## Instructions to follow
Everything in the listing except the pictures should be written out exactly.

━━━━

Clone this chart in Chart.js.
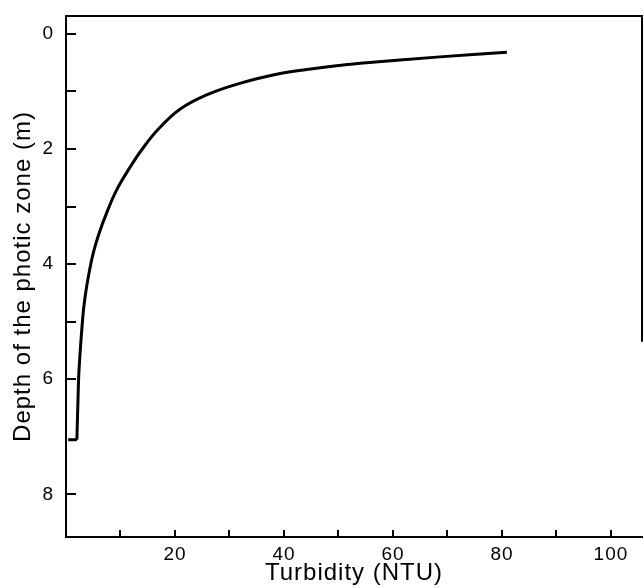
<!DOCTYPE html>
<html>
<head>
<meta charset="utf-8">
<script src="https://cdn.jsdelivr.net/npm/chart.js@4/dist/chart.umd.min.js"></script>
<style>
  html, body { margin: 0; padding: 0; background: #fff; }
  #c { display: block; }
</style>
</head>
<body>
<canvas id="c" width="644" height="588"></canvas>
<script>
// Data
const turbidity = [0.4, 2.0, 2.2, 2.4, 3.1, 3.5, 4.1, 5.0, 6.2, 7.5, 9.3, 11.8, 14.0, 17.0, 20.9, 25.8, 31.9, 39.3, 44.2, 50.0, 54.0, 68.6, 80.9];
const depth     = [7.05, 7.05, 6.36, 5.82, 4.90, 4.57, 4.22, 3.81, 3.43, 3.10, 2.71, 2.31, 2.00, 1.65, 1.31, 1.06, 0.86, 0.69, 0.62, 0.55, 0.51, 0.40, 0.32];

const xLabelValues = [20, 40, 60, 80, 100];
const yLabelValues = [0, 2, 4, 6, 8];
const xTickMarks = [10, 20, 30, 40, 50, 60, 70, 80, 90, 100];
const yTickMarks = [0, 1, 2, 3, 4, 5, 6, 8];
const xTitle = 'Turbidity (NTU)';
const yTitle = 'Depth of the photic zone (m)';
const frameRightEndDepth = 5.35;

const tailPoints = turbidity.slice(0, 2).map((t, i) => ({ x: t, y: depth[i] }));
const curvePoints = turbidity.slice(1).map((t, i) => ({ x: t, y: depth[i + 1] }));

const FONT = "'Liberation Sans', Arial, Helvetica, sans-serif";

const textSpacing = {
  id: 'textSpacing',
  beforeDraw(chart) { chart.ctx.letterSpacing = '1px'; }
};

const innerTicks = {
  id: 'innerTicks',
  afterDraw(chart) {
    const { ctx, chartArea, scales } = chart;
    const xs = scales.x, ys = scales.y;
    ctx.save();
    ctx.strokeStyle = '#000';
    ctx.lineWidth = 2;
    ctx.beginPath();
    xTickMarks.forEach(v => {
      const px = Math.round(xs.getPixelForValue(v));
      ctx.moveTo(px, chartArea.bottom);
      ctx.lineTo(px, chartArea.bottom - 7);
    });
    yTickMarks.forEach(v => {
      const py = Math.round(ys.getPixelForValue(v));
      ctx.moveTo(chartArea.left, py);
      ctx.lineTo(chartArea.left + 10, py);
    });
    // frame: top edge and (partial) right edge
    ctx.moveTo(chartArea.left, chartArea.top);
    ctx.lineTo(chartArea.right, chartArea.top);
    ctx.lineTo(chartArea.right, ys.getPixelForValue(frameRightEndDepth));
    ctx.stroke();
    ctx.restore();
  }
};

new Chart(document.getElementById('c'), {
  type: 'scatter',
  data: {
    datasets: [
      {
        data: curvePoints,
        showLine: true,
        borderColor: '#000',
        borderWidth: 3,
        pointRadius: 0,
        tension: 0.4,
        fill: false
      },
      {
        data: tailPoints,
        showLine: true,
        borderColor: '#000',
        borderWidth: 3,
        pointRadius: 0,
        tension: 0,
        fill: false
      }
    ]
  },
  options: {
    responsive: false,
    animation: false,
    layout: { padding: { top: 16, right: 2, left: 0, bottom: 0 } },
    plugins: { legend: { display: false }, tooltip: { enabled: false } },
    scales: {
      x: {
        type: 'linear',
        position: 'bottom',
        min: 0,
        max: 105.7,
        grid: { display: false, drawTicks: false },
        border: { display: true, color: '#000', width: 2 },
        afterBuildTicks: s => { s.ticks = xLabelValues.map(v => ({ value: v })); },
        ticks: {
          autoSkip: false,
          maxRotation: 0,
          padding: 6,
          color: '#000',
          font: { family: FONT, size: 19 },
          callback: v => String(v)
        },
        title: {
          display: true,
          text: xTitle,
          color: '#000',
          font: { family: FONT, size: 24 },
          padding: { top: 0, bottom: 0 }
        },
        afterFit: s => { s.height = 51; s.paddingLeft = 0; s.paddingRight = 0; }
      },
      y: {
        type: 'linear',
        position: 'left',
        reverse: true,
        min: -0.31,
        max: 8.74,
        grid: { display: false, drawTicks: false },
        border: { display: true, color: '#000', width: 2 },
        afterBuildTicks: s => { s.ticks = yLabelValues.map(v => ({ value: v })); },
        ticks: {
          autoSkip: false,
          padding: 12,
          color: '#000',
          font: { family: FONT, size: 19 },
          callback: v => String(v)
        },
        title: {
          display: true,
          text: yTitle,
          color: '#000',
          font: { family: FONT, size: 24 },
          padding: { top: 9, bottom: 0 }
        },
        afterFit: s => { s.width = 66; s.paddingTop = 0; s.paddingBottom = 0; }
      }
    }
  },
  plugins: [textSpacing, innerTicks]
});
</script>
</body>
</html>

━━━━

## Answer to this problem
Clone this chart in Chart.js.
<!DOCTYPE html>
<html>
<head>
<meta charset="utf-8">
<script src="https://cdn.jsdelivr.net/npm/chart.js@4/dist/chart.umd.min.js"></script>
<style>
  html, body { margin: 0; padding: 0; background: #fff; }
  #c { display: block; }
</style>
</head>
<body>
<canvas id="c" width="644" height="588"></canvas>
<script>
// Data
const turbidity = [0.4, 2.0, 2.2, 2.4, 3.1, 3.5, 4.1, 5.0, 6.2, 7.5, 9.3, 11.8, 14.0, 17.0, 20.9, 25.8, 31.9, 39.3, 44.2, 50.0, 54.0, 68.6, 80.9];
const depth     = [7.05, 7.05, 6.36, 5.82, 4.90, 4.57, 4.22, 3.81, 3.43, 3.10, 2.71, 2.31, 2.00, 1.65, 1.31, 1.06, 0.86, 0.69, 0.62, 0.55, 0.51, 0.40, 0.32];

const xLabelValues = [20, 40, 60, 80, 100];
const yLabelValues = [0, 2, 4, 6, 8];
const xTickMarks = [10, 20, 30, 40, 50, 60, 70, 80, 90, 100];
const yTickMarks = [0, 1, 2, 3, 4, 5, 6, 8];
const xTitle = 'Turbidity (NTU)';
const yTitle = 'Depth of the photic zone (m)';
const frameRightEndDepth = 5.35;

const tailPoints = turbidity.slice(0, 2).map((t, i) => ({ x: t, y: depth[i] }));
const curvePoints = turbidity.slice(1).map((t, i) => ({ x: t, y: depth[i + 1] }));

const FONT = "'Liberation Sans', Arial, Helvetica, sans-serif";

const textSpacing = {
  id: 'textSpacing',
  beforeDraw(chart) { chart.ctx.letterSpacing = '1px'; }
};

const innerTicks = {
  id: 'innerTicks',
  afterDraw(chart) {
    const { ctx, chartArea, scales } = chart;
    const xs = scales.x, ys = scales.y;
    ctx.save();
    ctx.strokeStyle = '#000';
    ctx.lineWidth = 2;
    ctx.beginPath();
    xTickMarks.forEach(v => {
      const px = Math.round(xs.getPixelForValue(v));
      ctx.moveTo(px, chartArea.bottom);
      ctx.lineTo(px, chartArea.bottom - 7);
    });
    yTickMarks.forEach(v => {
      const py = Math.round(ys.getPixelForValue(v));
      ctx.moveTo(chartArea.left, py);
      ctx.lineTo(chartArea.left + 10, py);
    });
    // frame: top edge and (partial) right edge
    ctx.moveTo(chartArea.left, chartArea.top);
    ctx.lineTo(chartArea.right, chartArea.top);
    ctx.lineTo(chartArea.right, ys.getPixelForValue(frameRightEndDepth));
    ctx.stroke();
    ctx.restore();
  }
};

new Chart(document.getElementById('c'), {
  type: 'scatter',
  data: {
    datasets: [
      {
        data: curvePoints,
        showLine: true,
        borderColor: '#000',
        borderWidth: 3,
        pointRadius: 0,
        tension: 0.4,
        fill: false
      },
      {
        data: tailPoints,
        showLine: true,
        borderColor: '#000',
        borderWidth: 3,
        pointRadius: 0,
        tension: 0,
        fill: false
      }
    ]
  },
  options: {
    responsive: false,
    animation: false,
    layout: { padding: { top: 16, right: 2, left: 0, bottom: 0 } },
    plugins: { legend: { display: false }, tooltip: { enabled: false } },
    scales: {
      x: {
        type: 'linear',
        position: 'bottom',
        min: 0,
        max: 105.7,
        grid: { display: false, drawTicks: false },
        border: { display: true, color: '#000', width: 2 },
        afterBuildTicks: s => { s.ticks = xLabelValues.map(v => ({ value: v })); },
        ticks: {
          autoSkip: false,
          maxRotation: 0,
          padding: 6,
          color: '#000',
          font: { family: FONT, size: 19 },
          callback: v => String(v)
        },
        title: {
          display: true,
          text: xTitle,
          color: '#000',
          font: { family: FONT, size: 24 },
          padding: { top: 0, bottom: 0 }
        },
        afterFit: s => { s.height = 51; s.paddingLeft = 0; s.paddingRight = 0; }
      },
      y: {
        type: 'linear',
        position: 'left',
        reverse: true,
        min: -0.31,
        max: 8.74,
        grid: { display: false, drawTicks: false },
        border: { display: true, color: '#000', width: 2 },
        afterBuildTicks: s => { s.ticks = yLabelValues.map(v => ({ value: v })); },
        ticks: {
          autoSkip: false,
          padding: 12,
          color: '#000',
          font: { family: FONT, size: 19 },
          callback: v => String(v)
        },
        title: {
          display: true,
          text: yTitle,
          color: '#000',
          font: { family: FONT, size: 24 },
          padding: { top: 9, bottom: 0 }
        },
        afterFit: s => { s.width = 66; s.paddingTop = 0; s.paddingBottom = 0; }
      }
    }
  },
  plugins: [textSpacing, innerTicks]
});
</script>
</body>
</html>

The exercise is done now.